Hall went on to found an aluminum industry, first at the Pittsburgh Reduction Company and later at the Aluminum Company of America (ALCOA). He was awarded the Perkin Medal of the American Section of the Society of Chemical Industry in 1911.

Impact on Resource Use

Aluminum compounds are abundant in the Earth’s crust, firmly united with oxygen in minerals such as bauxite, clay, and feldspar. bauxite is the only important ore. Freeing the metal from oxygen constitutes the essential problem for aluminum production. Electrolysis of water solutions of aluminum compounds failed to produce the metal. Early commercial processes involved electrolysis of sodium chloride to form sodium metal, which was then used to produce aluminum from its chloride, a relatively inefficient and costly arrangement.

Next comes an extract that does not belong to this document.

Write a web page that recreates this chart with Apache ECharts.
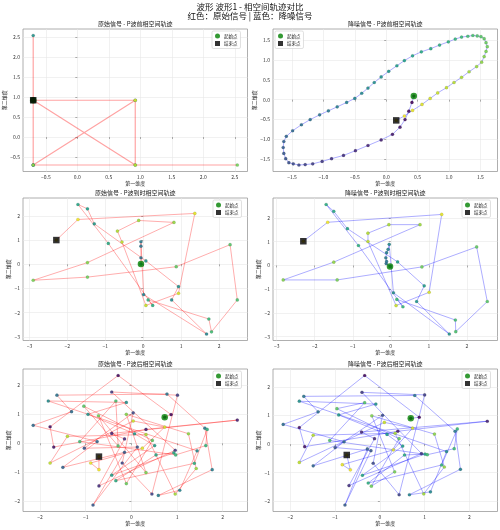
<!DOCTYPE html>
<html>
<head>
<meta charset="utf-8">
<script src="https://cdn.jsdelivr.net/npm/echarts@6/dist/echarts.min.js"></script>
<style>
html,body{margin:0;padding:0;background:#fff;}
#chart{width:500px;height:530px;}
</style>
</head>
<body>
<div id="chart"></div>
<script>
// ---------------- DATA ----------------
const mainTitle = '波形 波形1 - 相空间轨迹对比';
const subTitle = '红色：原始信号 | 蓝色：降噪信号';
const panelTitles = [
  '原始信号 - P波前相空间轨迹', '降噪信号 - P波前相空间轨迹',
  '原始信号 - P波到时相空间轨迹', '降噪信号 - P波到时相空间轨迹',
  '原始信号 - P波后相空间轨迹', '降噪信号 - P波后相空间轨迹'
];
const xName = '第一维度';
const yName = '第二维度';
const startName = '起始点';
const endName = '结束点';

// Panel 1: raw, before P
const p1x = [-0.70,-0.70,-0.70,-0.70,0.92,-0.70,0.92,2.54,-0.70,0.92,0.92,-0.70];
const p1y = [0.92,-0.70,2.54,-0.70,0.92,0.92,-0.70,-0.70,-0.70,-0.70,0.92,0.92];
// Panel 2: denoised, before P
const p2x = [0.44,0.41,0.36,0.30,0.22,0.10,-0.08,-0.29,-0.49,-0.68,-0.87,-1.02,-1.17,-1.29,-1.39,-1.48,-1.55,-1.60,-1.63,-1.64,-1.63,-1.59,-1.49,-1.35,-1.21,-1.06,-0.92,-0.78,-0.63,-0.50,-0.39,-0.29,-0.19,-0.08,0.04,0.17,0.29,0.42,0.56,0.71,0.85,0.99,1.10,1.20,1.30,1.38,1.45,1.51,1.56,1.59,1.61,1.59,1.56,1.52,1.44,1.32,1.20,1.08,0.96,0.82,0.70,0.57,0.42,0.29,0.16];
const p2y = [0.09,-0.07,-0.29,-0.50,-0.69,-0.87,-1.01,-1.15,-1.28,-1.40,-1.48,-1.55,-1.61,-1.63,-1.64,-1.61,-1.58,-1.48,-1.35,-1.20,-1.05,-0.92,-0.78,-0.63,-0.50,-0.38,-0.28,-0.18,-0.07,0.03,0.16,0.29,0.43,0.57,0.71,0.85,0.98,1.10,1.20,1.28,1.37,1.45,1.52,1.57,1.59,1.61,1.60,1.58,1.53,1.43,1.33,1.21,1.08,0.94,0.83,0.70,0.56,0.43,0.30,0.17,0.03,-0.12,-0.27,-0.41,-0.52];
// Panel 3: raw, at P arrival
const p3x = [-0.06,-0.06,-0.06,-0.06,0.01,1.67,0.75,0.93,0.07,-1.29,-1.47,-1.72,-0.92,0.25,0.13,1.73,1.80,2.48,2.29,0.87,-1.47,-2.90,-1.47,0.81,-0.12,-0.68,-0.56,0.07,0.93,1.36,-1.72,-2.29];
const p3y = [0.01,0.27,0.75,0.93,-1.25,-2.88,-1.47,-0.92,0.14,1.67,2.29,2.47,0.86,-1.70,-1.47,-2.26,-2.79,-1.47,0.81,-0.10,-0.53,-0.66,0.07,1.73,1.81,1.37,0.92,-1.70,-1.20,2.10,1.85,1.00];
// Panel 4: denoised, at P arrival
const p4x = [-0.02,-0.12,-0.11,-0.13,-0.11,-0.07,-0.04,0.07,1.54,0.68,0.88,0.18,-1.14,-1.50,-1.70,-0.85,0.32,0.16,1.70,1.71,2.54,2.26,0.82,-1.41,-2.83,-1.50,0.77,-0.05,-0.60,-0.60,0.14,1.01,1.34,-1.66,-2.30];
const p4y = [-0.04,0.08,0.17,0.32,0.54,0.68,0.89,-1.15,-2.89,-1.52,-0.86,0.15,1.55,2.28,2.57,0.84,-1.74,-1.43,-2.30,-2.79,-1.52,0.78,-0.06,-0.61,-0.61,0.14,1.72,1.72,1.36,1.01,-1.69,-1.13,2.15,1.82,1.02];
// Panel 5: raw, after P
const p5x = [0.73,0.87,-0.29,-1.78,-1.70,0.32,2.32,-0.43,-0.15,-0.71,0.96,-0.43,1.01,0.45,-0.20,0.04,-1.03,0.13,-0.84,-0.15,-1.50,-0.75,-2.15,-1.31,-1.63,0.78,1.61,1.77,0.59,1.06,1.44,-1.82,-0.11,-0.95,0.07,0.51,-0.43,0.93,0.54,-0.34,1.38,1.66,1.63,0.97,-1.13,-0.34,-0.29,-1.04,0.46,-0.11,-0.72,0.32,-0.11,1.25,1.42,0.96,0.32,-1.40,-1.78,0.04,0.73,0.24,-0.89,-0.71,-0.71];
const p5y = [0.90,0.99,2.34,0.57,-0.13,0.48,0.80,0.34,0.15,-1.47,-0.24,1.77,1.66,-1.75,-0.68,1.05,-0.17,-0.13,-2.13,-0.31,-0.83,0.06,0.62,1.09,1.66,1.70,0.52,-0.91,-1.80,-1.62,-0.26,1.46,1.41,1.00,0.33,-0.08,-1.10,-0.33,-0.40,-1.29,-0.69,0.48,-0.08,-0.40,0.06,1.46,-0.09,1.28,0.10,-1.39,0.95,-1.01,1.00,0.33,-0.87,-1.75,0.30,0.24,-0.68,0.77,0.56,-0.17,-0.68,-0.91,-0.46];
// Panel 6: denoised, after P
const p6x = [0.69,0.88,-0.34,-1.80,-1.68,0.40,2.40,-0.41,-0.12,-0.69,0.93,-0.40,1.00,0.43,-0.15,0.06,-1.00,-0.20,-0.78,-0.28,-1.49,-0.80,-2.16,-1.38,-1.70,0.78,1.68,1.80,0.66,1.13,1.49,-1.80,-0.09,-0.92,0.16,0.51,-0.39,1.01,0.55,-0.26,1.38,1.73,1.66,1.06,-1.12,-0.34,-0.96,0.43,-0.19,0.33,-0.18,1.22,1.44,0.98,0.34,-1.49,-1.80,0.10,0.73,0.30,-0.84,-0.66,-0.74];
const p6y = [0.90,0.94,2.40,0.58,-0.09,0.45,0.80,0.42,0.19,-1.45,-0.33,1.81,1.72,-1.77,-0.67,1.01,-0.12,-0.23,-2.13,-0.17,-0.76,0.08,0.69,1.13,1.67,1.70,0.45,-0.88,-1.77,-1.67,-0.26,1.50,1.40,1.02,0.34,-0.07,-1.09,-0.35,-0.38,-1.36,-0.73,0.53,-0.16,-0.37,0.13,1.45,1.24,0.19,-1.47,-0.97,0.99,0.35,-0.80,-1.74,0.38,0.31,-0.64,0.76,0.56,-0.20,-0.72,-0.90,-0.38];

// tick labels
const p1Ticks = [-0.5,0,0.5,1,1.5,2,2.5];
const p2Ticks = [-1.5,-1,-0.5,0,0.5,1,1.5];
const p34Ticks = [-3,-2,-1,0,1,2];
const p56Ticks = [-2,-1,0,1,2];

// ---------------- STYLE / LAYOUT ----------------
const FONT = '"Noto Sans CJK SC", "Noto Sans", sans-serif';
const colLeft = [23, 273];
const rowTop = [29, 198, 369];
const W = 224.5, H = 142.5;
const RED = 'rgba(255,0,0,0.36)';
const BLUE = 'rgba(0,0,255,0.36)';
const viridisStops = ['#440154','#482878','#3e4989','#31688e','#26828e','#1f9e89','#35b779','#6ece58','#b5de2b','#fde725'];
function hexToRgb(h){ return [parseInt(h.slice(1,3),16),parseInt(h.slice(3,5),16),parseInt(h.slice(5,7),16)]; }
function viridis(t){
  t = Math.max(0, Math.min(1, t));
  const p = t * (viridisStops.length - 1);
  const i = Math.min(Math.floor(p), viridisStops.length - 2);
  const f = p - i;
  const a = hexToRgb(viridisStops[i]), b = hexToRgb(viridisStops[i+1]);
  const c = a.map((v,k)=>Math.round(v + (b[k]-v)*f));
  return 'rgb(' + c.join(',') + ')';
}

const panels = [
  {x:p1x, y:p1y, ticks:p1Ticks, dec:1, line:RED,  c0:0.4, c1:1.0, legendLeft:212, yGap:15, lw:1.2},
  {x:p2x, y:p2y, ticks:p2Ticks, dec:1, line:BLUE, c0:0.0,  c1:1.0, legendLeft:275, yGap:15, lw:0.9},
  {x:p3x, y:p3y, ticks:p34Ticks, dec:0, line:RED,  c0:0.35, c1:1.0, legendLeft:213, yGap:10, lw:0.9},
  {x:p4x, y:p4y, ticks:p34Ticks, dec:0, line:BLUE, c0:0.35, c1:1.0, legendLeft:462, yGap:10, lw:0.9},
  {x:p5x, y:p5y, ticks:p56Ticks, dec:0, line:RED,  c0:0.0,  c1:1.0, legendLeft:213, yGap:10, lw:0.9},
  {x:p6x, y:p6y, ticks:p56Ticks, dec:0, line:BLUE, c0:0.0,  c1:1.0, legendLeft:462, yGap:10, lw:0.9}
];

function fmt(dec){ return v => (v < 0 ? '\u2212' : '') + Math.abs(v).toFixed(dec); }
function padExtent(arr){
  const mn = Math.min(...arr), mx = Math.max(...arr);
  const m = (mx - mn) * 0.05;
  return [mn - m, mx + m];
}

const grids = [], xAxes = [], yAxes = [], series = [], legends = [], graphics = [];

graphics.push({type:'text', x:250, y:6.5, style:{text:mainTitle, fontSize:8.5, fontFamily:FONT, fill:'#111', align:'center', verticalAlign:'middle'}});
graphics.push({type:'text', x:250, y:15.5, style:{text:subTitle, fontSize:8.5, fontFamily:FONT, fill:'#111', align:'center', verticalAlign:'middle'}});

panels.forEach((p, k) => {
  const col = k % 2, row = Math.floor(k / 2);
  const left = colLeft[col], top = rowTop[row];
  grids.push({left:left, top:top, width:W, height:H, show:true, borderColor:'#9a9a9a', borderWidth:0.8, backgroundColor:'#fff', containLabel:false, outerBoundsMode:'none'});
  const xe = padExtent(p.x), ye = padExtent(p.y);
  const axisCommon = {
    type:'value', gridIndex:k, scale:true,
    axisLine:{show:false},
    axisTick:{show:true, length:2, lineStyle:{color:'#777', width:0.6}, customValues:p.ticks},
    axisLabel:{fontSize:5, color:'#333', margin:3, fontFamily:FONT, formatter:fmt(p.dec), customValues:p.ticks},
    splitLine:{show:true, lineStyle:{color:'#e8e8e8', width:0.6}},
    nameLocation:'middle',
    nameTextStyle:{fontSize:5, color:'#222', fontFamily:FONT}
  };
  xAxes.push(Object.assign({}, axisCommon, {min:xe[0], max:xe[1], name:xName, nameGap: row === 0 ? 8 : 9.5}));
  yAxes.push(Object.assign({}, axisCommon, {min:ye[0], max:ye[1], name:yName, nameGap:p.yGap}));

  graphics.push({type:'text', x:left + W/2, y:top - 5.5, style:{text:panelTitles[k], fontSize:6, fontFamily:FONT, fill:'#222', align:'center', verticalAlign:'middle'}});

  const pts = p.x.map((v,i) => [v, p.y[i]]);
  const n = pts.length;
  series.push({type:'line', xAxisIndex:k, yAxisIndex:k, data:pts, symbol:'none', showSymbol:false,
    lineStyle:{color:p.line, width:p.lw}, z:2, silent:true});
  series.push({type:'scatter', xAxisIndex:k, yAxisIndex:k, z:3, silent:true, symbolSize:3.2,
    data: pts.map((pt,i) => ({value:pt, itemStyle:{color: viridis(p.c0 + (p.c1 - p.c0) * i / (n - 1))}})),
    itemStyle:{opacity:0.9, borderColor:'rgba(0,0,0,0.35)', borderWidth:0.3}});
  series.push({type:'scatter', name:startName, xAxisIndex:k, yAxisIndex:k, z:4, symbol:'circle', symbolSize:6.5,
    data:[pts[0]], itemStyle:{color:'#008000'}});
  series.push({type:'scatter', name:endName, xAxisIndex:k, yAxisIndex:k, z:5, symbol:'rect', symbolSize:6.5,
    data:[pts[n-1]], itemStyle:{color:'#000'}});

  legends.push({
    left:p.legendLeft, top:top + 2, orient:'vertical', selectedMode:false,
    data:[{name:startName, icon:'circle'}, {name:endName, icon:'rect'}],
    itemWidth:5, itemHeight:5, itemGap:2.5,
    padding:[2.5,3,2.5,3], borderColor:'#cccccc', borderWidth:0.6, borderRadius:1.5,
    backgroundColor:'rgba(255,255,255,0.85)',
    textStyle:{fontSize:4.5, color:'#222', fontFamily:FONT, padding:[0,0,0,-1]}
  });
});

const chart = echarts.init(document.getElementById('chart'), null, {renderer:'canvas'});
chart.setOption({
  animation:false,
  backgroundColor:'#fff',
  textStyle:{fontFamily:FONT},
  grid:grids, xAxis:xAxes, yAxis:yAxes, series:series, legend:legends,
  graphic:graphics
});
</script>
</body>
</html>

Hall’s discovery of the direct electrolytic process, and its refinements over the years of 1889 to 1914, made possible a dramatic reduction of the price of aluminum to about $0.08 per kilogram. The process operates at about 1,220 kelvins (947° Celsius) and involves passage of electric current between carbon electrodes through a molten electrolyte of aluminum oxide (alumina) dissolved in the mineral cryolite (sodium hexafluoroaluminate). The alumina used is made from bauxite by the Bayer process. Resistive heating is sufficient to keep the electrolyte liquid, and the aluminum metal is formed as a liquid at the cathode and tapped off periodically at the bottom of the electrolysis cell. Oxygen gas is formed at the anode and combines with the carbon of the electrode. The process is a heavy consumer of electric power and most economical where power is inexpensive.